# WHAT THE TASK ASKS
Copy exactly the lines that run from the top of the listing to the line containing "Chart.register(...registerables);", both ends included, and omit the pictures.

---- DATASET SECTION

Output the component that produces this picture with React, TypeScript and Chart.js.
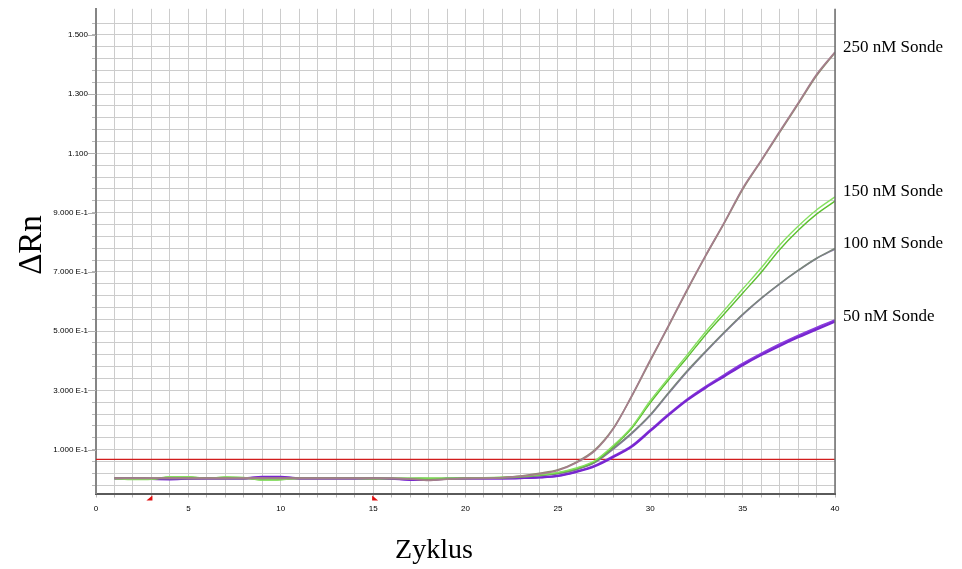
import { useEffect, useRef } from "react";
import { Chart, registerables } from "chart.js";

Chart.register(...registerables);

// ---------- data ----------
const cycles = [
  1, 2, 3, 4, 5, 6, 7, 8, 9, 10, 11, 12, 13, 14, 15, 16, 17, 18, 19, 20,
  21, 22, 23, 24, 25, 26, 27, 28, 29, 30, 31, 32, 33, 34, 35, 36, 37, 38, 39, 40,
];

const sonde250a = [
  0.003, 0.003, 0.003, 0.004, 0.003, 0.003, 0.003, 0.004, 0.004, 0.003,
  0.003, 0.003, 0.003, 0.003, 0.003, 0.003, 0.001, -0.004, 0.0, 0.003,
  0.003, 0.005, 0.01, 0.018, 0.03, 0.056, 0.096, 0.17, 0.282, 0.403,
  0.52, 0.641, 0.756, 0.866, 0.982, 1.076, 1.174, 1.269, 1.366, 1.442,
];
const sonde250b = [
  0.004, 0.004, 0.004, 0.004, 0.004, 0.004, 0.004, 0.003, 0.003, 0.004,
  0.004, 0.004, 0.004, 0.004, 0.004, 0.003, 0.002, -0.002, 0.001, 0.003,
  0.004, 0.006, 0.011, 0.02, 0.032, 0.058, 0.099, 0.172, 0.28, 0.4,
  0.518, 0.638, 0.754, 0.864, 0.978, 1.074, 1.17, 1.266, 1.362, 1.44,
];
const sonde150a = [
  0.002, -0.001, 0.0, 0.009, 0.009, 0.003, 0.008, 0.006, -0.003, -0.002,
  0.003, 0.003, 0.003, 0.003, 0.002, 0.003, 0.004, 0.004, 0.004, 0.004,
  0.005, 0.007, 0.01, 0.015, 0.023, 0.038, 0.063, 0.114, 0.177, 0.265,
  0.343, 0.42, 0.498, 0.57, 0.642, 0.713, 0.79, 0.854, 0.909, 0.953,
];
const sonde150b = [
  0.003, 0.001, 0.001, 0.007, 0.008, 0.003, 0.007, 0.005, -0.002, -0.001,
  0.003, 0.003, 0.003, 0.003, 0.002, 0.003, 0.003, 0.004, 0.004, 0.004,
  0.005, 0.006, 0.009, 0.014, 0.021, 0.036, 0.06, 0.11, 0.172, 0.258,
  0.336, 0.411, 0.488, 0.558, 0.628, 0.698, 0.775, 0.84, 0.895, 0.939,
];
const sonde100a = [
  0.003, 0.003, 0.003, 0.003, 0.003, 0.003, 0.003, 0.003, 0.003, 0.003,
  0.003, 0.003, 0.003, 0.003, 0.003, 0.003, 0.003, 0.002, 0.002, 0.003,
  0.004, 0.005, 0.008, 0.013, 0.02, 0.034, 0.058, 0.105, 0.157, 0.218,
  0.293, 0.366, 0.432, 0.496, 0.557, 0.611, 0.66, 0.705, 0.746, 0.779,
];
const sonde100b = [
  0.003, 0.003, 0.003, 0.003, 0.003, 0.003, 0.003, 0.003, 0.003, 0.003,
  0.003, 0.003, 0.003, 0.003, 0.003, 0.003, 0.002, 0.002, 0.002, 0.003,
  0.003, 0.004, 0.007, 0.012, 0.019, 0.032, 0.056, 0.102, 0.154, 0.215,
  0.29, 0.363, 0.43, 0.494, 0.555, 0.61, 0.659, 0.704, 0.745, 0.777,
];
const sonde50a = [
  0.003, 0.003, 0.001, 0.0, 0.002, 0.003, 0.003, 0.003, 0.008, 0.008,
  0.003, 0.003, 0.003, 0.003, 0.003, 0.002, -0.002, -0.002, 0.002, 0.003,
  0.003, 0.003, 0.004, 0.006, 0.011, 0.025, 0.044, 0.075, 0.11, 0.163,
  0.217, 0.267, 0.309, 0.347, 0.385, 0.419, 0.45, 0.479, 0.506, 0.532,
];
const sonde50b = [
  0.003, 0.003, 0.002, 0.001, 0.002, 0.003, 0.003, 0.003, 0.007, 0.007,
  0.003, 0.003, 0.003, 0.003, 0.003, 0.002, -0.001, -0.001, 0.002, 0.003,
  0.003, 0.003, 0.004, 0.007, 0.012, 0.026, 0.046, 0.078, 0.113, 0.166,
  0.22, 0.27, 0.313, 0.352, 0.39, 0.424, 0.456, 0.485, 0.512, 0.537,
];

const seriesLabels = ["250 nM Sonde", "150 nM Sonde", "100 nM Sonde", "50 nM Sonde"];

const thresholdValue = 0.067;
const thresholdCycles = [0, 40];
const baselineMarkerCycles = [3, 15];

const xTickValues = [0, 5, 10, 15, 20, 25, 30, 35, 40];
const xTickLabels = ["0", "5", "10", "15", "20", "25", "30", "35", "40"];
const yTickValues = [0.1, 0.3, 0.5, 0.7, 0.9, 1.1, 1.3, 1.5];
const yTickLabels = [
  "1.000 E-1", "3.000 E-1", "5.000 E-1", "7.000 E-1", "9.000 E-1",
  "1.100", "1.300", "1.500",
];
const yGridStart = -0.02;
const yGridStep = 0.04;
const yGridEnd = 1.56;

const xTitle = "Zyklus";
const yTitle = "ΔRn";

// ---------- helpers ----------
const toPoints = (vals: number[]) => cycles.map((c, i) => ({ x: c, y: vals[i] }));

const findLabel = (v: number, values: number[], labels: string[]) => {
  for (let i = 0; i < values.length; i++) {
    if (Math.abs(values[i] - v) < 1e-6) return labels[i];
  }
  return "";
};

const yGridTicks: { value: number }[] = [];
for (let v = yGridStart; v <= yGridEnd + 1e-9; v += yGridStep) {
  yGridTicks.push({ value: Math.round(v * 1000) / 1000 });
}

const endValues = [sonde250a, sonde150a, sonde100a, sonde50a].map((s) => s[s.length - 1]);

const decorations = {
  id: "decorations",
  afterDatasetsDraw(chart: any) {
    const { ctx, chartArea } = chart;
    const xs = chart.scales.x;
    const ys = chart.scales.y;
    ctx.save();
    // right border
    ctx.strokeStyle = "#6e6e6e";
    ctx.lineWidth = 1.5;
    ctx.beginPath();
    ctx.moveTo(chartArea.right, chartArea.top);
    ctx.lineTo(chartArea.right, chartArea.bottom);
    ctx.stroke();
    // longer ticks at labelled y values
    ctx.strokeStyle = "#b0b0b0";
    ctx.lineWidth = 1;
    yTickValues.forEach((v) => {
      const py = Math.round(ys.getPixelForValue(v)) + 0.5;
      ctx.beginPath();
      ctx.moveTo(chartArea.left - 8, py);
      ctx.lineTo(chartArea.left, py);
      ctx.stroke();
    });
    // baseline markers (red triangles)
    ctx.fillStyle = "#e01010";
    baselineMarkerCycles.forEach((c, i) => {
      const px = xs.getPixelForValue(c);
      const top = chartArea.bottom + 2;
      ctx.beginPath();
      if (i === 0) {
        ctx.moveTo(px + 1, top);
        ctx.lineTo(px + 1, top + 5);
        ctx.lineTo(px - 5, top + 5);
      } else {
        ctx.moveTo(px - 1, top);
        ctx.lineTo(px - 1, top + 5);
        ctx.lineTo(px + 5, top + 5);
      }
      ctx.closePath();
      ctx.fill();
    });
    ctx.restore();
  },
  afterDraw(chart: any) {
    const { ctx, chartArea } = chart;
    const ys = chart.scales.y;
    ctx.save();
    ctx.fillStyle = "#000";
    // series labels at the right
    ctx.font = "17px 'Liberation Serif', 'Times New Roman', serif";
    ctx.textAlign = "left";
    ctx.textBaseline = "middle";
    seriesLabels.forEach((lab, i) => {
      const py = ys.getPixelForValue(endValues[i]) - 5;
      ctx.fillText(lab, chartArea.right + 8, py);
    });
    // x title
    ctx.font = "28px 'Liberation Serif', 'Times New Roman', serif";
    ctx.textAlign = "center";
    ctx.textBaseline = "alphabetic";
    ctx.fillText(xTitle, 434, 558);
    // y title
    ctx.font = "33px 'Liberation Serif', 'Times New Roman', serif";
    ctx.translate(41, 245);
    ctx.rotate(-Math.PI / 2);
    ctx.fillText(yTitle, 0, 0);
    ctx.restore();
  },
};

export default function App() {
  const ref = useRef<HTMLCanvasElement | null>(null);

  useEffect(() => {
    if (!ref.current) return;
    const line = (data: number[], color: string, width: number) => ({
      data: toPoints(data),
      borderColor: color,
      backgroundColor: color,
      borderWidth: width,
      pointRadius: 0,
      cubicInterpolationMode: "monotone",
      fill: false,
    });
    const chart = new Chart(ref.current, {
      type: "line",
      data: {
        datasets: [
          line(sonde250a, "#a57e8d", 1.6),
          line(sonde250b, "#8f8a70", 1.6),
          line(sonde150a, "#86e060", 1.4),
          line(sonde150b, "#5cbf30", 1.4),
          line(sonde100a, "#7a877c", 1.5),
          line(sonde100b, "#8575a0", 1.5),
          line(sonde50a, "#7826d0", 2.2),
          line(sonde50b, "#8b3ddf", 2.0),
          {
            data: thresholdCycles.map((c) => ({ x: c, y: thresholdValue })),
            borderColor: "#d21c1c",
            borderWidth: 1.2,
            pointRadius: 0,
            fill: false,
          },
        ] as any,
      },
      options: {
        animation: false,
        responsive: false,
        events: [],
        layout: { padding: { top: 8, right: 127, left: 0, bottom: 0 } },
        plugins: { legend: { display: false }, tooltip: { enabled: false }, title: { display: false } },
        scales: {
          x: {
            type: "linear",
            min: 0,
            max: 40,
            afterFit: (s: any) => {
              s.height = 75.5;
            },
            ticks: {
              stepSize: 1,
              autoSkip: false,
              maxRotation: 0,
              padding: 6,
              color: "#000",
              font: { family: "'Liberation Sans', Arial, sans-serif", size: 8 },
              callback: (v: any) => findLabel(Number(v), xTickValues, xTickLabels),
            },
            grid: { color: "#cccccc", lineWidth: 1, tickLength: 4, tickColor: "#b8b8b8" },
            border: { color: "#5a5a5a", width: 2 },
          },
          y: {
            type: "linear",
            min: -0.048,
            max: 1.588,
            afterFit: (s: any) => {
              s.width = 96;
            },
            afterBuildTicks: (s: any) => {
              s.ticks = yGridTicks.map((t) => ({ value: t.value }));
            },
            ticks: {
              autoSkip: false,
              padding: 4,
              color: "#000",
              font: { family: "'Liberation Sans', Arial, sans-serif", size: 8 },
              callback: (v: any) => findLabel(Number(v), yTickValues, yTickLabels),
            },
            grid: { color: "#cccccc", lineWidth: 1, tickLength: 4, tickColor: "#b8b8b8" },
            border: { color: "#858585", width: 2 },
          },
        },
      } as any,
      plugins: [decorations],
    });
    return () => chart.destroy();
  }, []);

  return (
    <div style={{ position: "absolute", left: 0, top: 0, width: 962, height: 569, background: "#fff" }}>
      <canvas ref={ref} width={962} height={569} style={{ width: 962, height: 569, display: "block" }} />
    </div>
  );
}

--------

# FULL OUTPUT
Output the component that produces this picture with React, TypeScript and Chart.js.
import { useEffect, useRef } from "react";
import { Chart, registerables } from "chart.js";

Chart.register(...registerables);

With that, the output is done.